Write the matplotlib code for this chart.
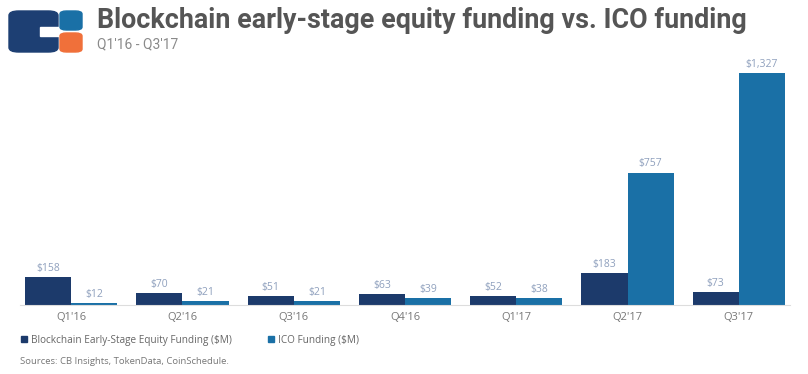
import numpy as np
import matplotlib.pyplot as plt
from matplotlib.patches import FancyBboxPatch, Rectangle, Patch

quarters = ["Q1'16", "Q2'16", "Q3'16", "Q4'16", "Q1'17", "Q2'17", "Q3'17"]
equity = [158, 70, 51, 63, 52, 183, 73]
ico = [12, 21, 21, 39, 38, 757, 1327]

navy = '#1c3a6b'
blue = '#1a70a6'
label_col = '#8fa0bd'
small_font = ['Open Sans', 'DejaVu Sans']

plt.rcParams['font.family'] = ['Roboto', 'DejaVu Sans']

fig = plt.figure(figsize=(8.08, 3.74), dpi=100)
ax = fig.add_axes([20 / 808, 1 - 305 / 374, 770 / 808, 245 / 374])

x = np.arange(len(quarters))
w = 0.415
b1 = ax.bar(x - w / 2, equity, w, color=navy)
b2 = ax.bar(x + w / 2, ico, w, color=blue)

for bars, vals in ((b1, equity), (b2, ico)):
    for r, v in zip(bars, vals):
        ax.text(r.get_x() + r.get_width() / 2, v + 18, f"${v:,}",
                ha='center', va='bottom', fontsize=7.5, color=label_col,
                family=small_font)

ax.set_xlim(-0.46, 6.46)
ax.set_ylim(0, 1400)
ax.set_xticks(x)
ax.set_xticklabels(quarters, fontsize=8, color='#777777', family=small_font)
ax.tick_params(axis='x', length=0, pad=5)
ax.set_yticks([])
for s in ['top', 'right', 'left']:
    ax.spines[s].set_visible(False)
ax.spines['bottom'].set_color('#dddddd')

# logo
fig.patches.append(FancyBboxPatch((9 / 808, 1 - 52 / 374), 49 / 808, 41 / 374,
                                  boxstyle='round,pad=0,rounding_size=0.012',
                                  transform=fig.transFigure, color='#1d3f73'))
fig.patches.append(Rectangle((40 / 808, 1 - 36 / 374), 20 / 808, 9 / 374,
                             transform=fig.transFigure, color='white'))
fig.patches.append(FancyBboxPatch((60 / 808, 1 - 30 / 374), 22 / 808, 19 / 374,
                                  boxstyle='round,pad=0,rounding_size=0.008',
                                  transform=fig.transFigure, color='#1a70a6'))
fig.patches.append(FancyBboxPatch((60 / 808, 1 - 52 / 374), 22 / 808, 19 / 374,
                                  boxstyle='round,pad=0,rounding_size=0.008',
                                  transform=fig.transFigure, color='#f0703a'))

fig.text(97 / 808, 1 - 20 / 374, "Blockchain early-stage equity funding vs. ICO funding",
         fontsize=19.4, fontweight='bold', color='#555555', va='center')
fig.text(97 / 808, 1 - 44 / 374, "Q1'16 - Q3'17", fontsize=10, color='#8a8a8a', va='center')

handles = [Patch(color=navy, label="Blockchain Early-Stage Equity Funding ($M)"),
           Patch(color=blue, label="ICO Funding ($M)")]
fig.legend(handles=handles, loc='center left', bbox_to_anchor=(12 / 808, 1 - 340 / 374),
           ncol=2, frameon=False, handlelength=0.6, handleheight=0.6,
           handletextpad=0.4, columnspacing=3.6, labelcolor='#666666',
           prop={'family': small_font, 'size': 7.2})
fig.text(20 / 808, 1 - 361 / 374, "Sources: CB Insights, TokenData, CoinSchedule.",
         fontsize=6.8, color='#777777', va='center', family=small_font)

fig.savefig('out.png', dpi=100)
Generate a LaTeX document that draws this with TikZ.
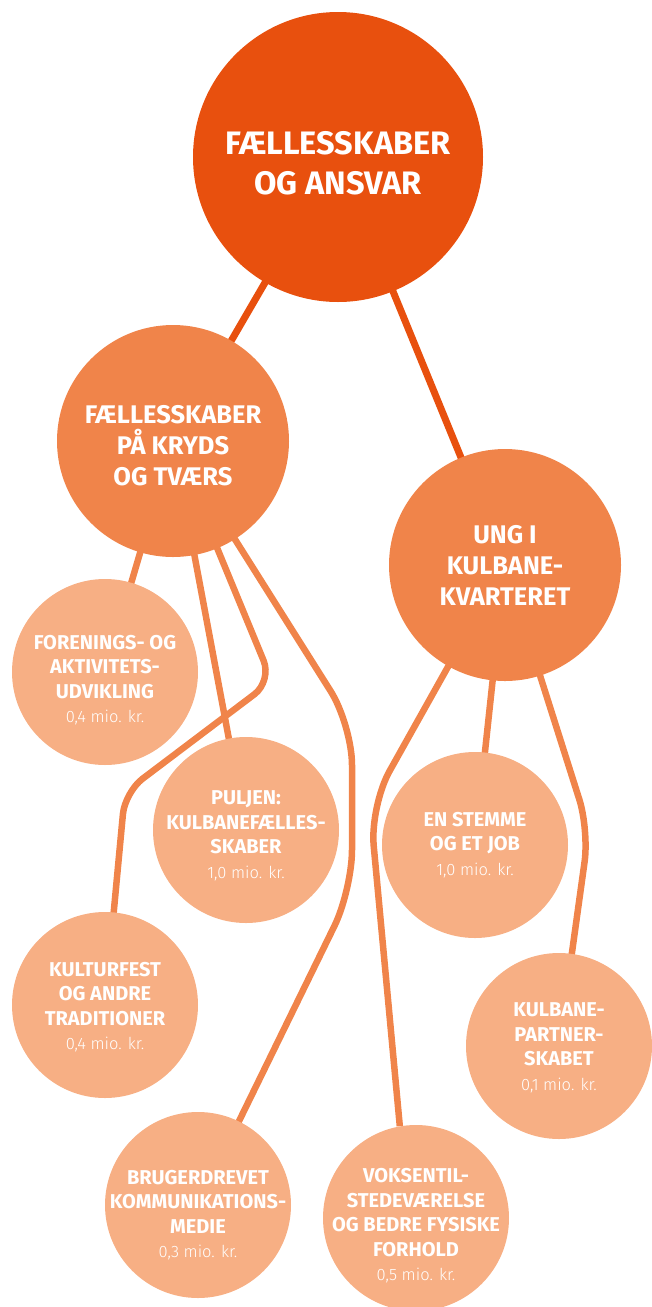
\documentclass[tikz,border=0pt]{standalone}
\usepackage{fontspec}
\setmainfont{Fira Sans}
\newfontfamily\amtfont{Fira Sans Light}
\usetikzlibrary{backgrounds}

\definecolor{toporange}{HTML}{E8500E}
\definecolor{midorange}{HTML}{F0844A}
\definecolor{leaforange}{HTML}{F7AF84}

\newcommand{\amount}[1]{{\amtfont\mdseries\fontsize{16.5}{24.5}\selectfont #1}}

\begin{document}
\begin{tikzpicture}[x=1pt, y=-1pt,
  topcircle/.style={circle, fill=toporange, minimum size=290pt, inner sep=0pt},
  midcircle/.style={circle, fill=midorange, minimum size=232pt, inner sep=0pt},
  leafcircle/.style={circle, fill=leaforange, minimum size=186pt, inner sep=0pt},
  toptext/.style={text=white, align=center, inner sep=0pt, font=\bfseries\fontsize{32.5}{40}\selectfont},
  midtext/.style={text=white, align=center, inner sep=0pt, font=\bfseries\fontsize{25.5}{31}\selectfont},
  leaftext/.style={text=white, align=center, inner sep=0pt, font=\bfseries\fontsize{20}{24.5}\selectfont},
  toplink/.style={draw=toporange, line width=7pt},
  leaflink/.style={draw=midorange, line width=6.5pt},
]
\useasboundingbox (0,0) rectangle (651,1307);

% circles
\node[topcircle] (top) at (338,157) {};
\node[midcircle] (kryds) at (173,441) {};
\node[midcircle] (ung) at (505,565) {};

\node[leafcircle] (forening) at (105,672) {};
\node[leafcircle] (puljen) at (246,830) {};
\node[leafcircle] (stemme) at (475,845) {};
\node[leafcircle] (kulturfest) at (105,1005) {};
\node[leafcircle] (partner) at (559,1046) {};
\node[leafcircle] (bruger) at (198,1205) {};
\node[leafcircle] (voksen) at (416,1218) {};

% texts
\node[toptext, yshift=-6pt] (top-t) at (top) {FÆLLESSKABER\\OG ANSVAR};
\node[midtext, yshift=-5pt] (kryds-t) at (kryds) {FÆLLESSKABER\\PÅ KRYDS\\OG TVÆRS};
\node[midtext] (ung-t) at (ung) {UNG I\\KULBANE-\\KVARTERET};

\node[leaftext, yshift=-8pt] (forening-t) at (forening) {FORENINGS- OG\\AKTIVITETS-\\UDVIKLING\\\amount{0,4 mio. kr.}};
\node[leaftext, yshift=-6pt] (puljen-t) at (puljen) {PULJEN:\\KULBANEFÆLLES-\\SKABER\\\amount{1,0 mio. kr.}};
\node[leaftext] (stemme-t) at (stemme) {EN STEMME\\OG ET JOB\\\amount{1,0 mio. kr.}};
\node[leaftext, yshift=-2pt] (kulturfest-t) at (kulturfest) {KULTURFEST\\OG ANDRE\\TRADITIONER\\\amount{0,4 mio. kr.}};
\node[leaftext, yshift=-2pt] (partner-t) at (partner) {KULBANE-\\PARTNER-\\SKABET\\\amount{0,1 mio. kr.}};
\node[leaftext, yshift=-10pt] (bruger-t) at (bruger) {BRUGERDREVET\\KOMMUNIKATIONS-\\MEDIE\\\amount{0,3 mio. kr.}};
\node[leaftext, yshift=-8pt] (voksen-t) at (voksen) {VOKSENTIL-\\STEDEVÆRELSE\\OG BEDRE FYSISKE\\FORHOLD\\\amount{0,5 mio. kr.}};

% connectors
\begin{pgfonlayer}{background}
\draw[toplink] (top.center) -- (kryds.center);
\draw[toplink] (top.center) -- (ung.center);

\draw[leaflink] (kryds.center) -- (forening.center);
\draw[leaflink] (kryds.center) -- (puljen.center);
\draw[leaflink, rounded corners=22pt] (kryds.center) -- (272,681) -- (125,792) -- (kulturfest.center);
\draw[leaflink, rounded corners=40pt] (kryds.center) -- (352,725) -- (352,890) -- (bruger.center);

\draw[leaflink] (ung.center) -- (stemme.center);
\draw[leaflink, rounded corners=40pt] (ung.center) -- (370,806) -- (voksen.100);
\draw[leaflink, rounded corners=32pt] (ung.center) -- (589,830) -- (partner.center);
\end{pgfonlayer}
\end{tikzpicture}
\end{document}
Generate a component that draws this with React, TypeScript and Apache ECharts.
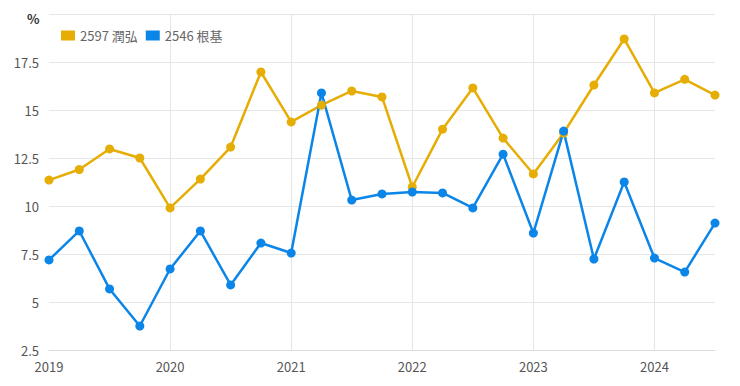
____________
Omit the pictures and give the material again, exactly and in full.

Write the matplotlib code for this chart.
import numpy as np
import matplotlib.pyplot as plt
from matplotlib.patches import FancyBboxPatch, Rectangle, Patch

quarters = ["Q1'16", "Q2'16", "Q3'16", "Q4'16", "Q1'17", "Q2'17", "Q3'17"]
equity = [158, 70, 51, 63, 52, 183, 73]
ico = [12, 21, 21, 39, 38, 757, 1327]

navy = '#1c3a6b'
blue = '#1a70a6'
label_col = '#8fa0bd'
small_font = ['Open Sans', 'DejaVu Sans']

plt.rcParams['font.family'] = ['Roboto', 'DejaVu Sans']

fig = plt.figure(figsize=(8.08, 3.74), dpi=100)
ax = fig.add_axes([20 / 808, 1 - 305 / 374, 770 / 808, 245 / 374])

x = np.arange(len(quarters))
w = 0.415
b1 = ax.bar(x - w / 2, equity, w, color=navy)
b2 = ax.bar(x + w / 2, ico, w, color=blue)

for bars, vals in ((b1, equity), (b2, ico)):
    for r, v in zip(bars, vals):
        ax.text(r.get_x() + r.get_width() / 2, v + 18, f"${v:,}",
                ha='center', va='bottom', fontsize=7.5, color=label_col,
                family=small_font)

ax.set_xlim(-0.46, 6.46)
ax.set_ylim(0, 1400)
ax.set_xticks(x)
ax.set_xticklabels(quarters, fontsize=8, color='#777777', family=small_font)
ax.tick_params(axis='x', length=0, pad=5)
ax.set_yticks([])
for s in ['top', 'right', 'left']:
    ax.spines[s].set_visible(False)
ax.spines['bottom'].set_color('#dddddd')

# logo
fig.patches.append(FancyBboxPatch((9 / 808, 1 - 52 / 374), 49 / 808, 41 / 374,
                                  boxstyle='round,pad=0,rounding_size=0.012',
                                  transform=fig.transFigure, color='#1d3f73'))
fig.patches.append(Rectangle((40 / 808, 1 - 36 / 374), 20 / 808, 9 / 374,
                             transform=fig.transFigure, color='white'))
fig.patches.append(FancyBboxPatch((60 / 808, 1 - 30 / 374), 22 / 808, 19 / 374,
                                  boxstyle='round,pad=0,rounding_size=0.008',
                                  transform=fig.transFigure, color='#1a70a6'))
fig.patches.append(FancyBboxPatch((60 / 808, 1 - 52 / 374), 22 / 808, 19 / 374,
                                  boxstyle='round,pad=0,rounding_size=0.008',
                                  transform=fig.transFigure, color='#f0703a'))

fig.text(97 / 808, 1 - 20 / 374, "Blockchain early-stage equity funding vs. ICO funding",
         fontsize=19.4, fontweight='bold', color='#555555', va='center')
fig.text(97 / 808, 1 - 44 / 374, "Q1'16 - Q3'17", fontsize=10, color='#8a8a8a', va='center')

handles = [Patch(color=navy, label="Blockchain Early-Stage Equity Funding ($M)"),
           Patch(color=blue, label="ICO Funding ($M)")]
fig.legend(handles=handles, loc='center left', bbox_to_anchor=(12 / 808, 1 - 340 / 374),
           ncol=2, frameon=False, handlelength=0.6, handleheight=0.6,
           handletextpad=0.4, columnspacing=3.6, labelcolor='#666666',
           prop={'family': small_font, 'size': 7.2})
fig.text(20 / 808, 1 - 361 / 374, "Sources: CB Insights, TokenData, CoinSchedule.",
         fontsize=6.8, color='#777777', va='center', family=small_font)

fig.savefig('out.png', dpi=100)
Generate a LaTeX document that draws this with TikZ.
\documentclass[tikz,border=0pt]{standalone}
\usepackage{fontspec}
\setmainfont{Fira Sans}
\newfontfamily\amtfont{Fira Sans Light}
\usetikzlibrary{backgrounds}

\definecolor{toporange}{HTML}{E8500E}
\definecolor{midorange}{HTML}{F0844A}
\definecolor{leaforange}{HTML}{F7AF84}

\newcommand{\amount}[1]{{\amtfont\mdseries\fontsize{16.5}{24.5}\selectfont #1}}

\begin{document}
\begin{tikzpicture}[x=1pt, y=-1pt,
  topcircle/.style={circle, fill=toporange, minimum size=290pt, inner sep=0pt},
  midcircle/.style={circle, fill=midorange, minimum size=232pt, inner sep=0pt},
  leafcircle/.style={circle, fill=leaforange, minimum size=186pt, inner sep=0pt},
  toptext/.style={text=white, align=center, inner sep=0pt, font=\bfseries\fontsize{32.5}{40}\selectfont},
  midtext/.style={text=white, align=center, inner sep=0pt, font=\bfseries\fontsize{25.5}{31}\selectfont},
  leaftext/.style={text=white, align=center, inner sep=0pt, font=\bfseries\fontsize{20}{24.5}\selectfont},
  toplink/.style={draw=toporange, line width=7pt},
  leaflink/.style={draw=midorange, line width=6.5pt},
]
\useasboundingbox (0,0) rectangle (651,1307);

% circles
\node[topcircle] (top) at (338,157) {};
\node[midcircle] (kryds) at (173,441) {};
\node[midcircle] (ung) at (505,565) {};

\node[leafcircle] (forening) at (105,672) {};
\node[leafcircle] (puljen) at (246,830) {};
\node[leafcircle] (stemme) at (475,845) {};
\node[leafcircle] (kulturfest) at (105,1005) {};
\node[leafcircle] (partner) at (559,1046) {};
\node[leafcircle] (bruger) at (198,1205) {};
\node[leafcircle] (voksen) at (416,1218) {};

% texts
\node[toptext, yshift=-6pt] (top-t) at (top) {FÆLLESSKABER\\OG ANSVAR};
\node[midtext, yshift=-5pt] (kryds-t) at (kryds) {FÆLLESSKABER\\PÅ KRYDS\\OG TVÆRS};
\node[midtext] (ung-t) at (ung) {UNG I\\KULBANE-\\KVARTERET};

\node[leaftext, yshift=-8pt] (forening-t) at (forening) {FORENINGS- OG\\AKTIVITETS-\\UDVIKLING\\\amount{0,4 mio. kr.}};
\node[leaftext, yshift=-6pt] (puljen-t) at (puljen) {PULJEN:\\KULBANEFÆLLES-\\SKABER\\\amount{1,0 mio. kr.}};
\node[leaftext] (stemme-t) at (stemme) {EN STEMME\\OG ET JOB\\\amount{1,0 mio. kr.}};
\node[leaftext, yshift=-2pt] (kulturfest-t) at (kulturfest) {KULTURFEST\\OG ANDRE\\TRADITIONER\\\amount{0,4 mio. kr.}};
\node[leaftext, yshift=-2pt] (partner-t) at (partner) {KULBANE-\\PARTNER-\\SKABET\\\amount{0,1 mio. kr.}};
\node[leaftext, yshift=-10pt] (bruger-t) at (bruger) {BRUGERDREVET\\KOMMUNIKATIONS-\\MEDIE\\\amount{0,3 mio. kr.}};
\node[leaftext, yshift=-8pt] (voksen-t) at (voksen) {VOKSENTIL-\\STEDEVÆRELSE\\OG BEDRE FYSISKE\\FORHOLD\\\amount{0,5 mio. kr.}};

% connectors
\begin{pgfonlayer}{background}
\draw[toplink] (top.center) -- (kryds.center);
\draw[toplink] (top.center) -- (ung.center);

\draw[leaflink] (kryds.center) -- (forening.center);
\draw[leaflink] (kryds.center) -- (puljen.center);
\draw[leaflink, rounded corners=22pt] (kryds.center) -- (272,681) -- (125,792) -- (kulturfest.center);
\draw[leaflink, rounded corners=40pt] (kryds.center) -- (352,725) -- (352,890) -- (bruger.center);

\draw[leaflink] (ung.center) -- (stemme.center);
\draw[leaflink, rounded corners=40pt] (ung.center) -- (370,806) -- (voksen.100);
\draw[leaflink, rounded corners=32pt] (ung.center) -- (589,830) -- (partner.center);
\end{pgfonlayer}
\end{tikzpicture}
\end{document}
Generate a component that draws this with React, TypeScript and Apache ECharts.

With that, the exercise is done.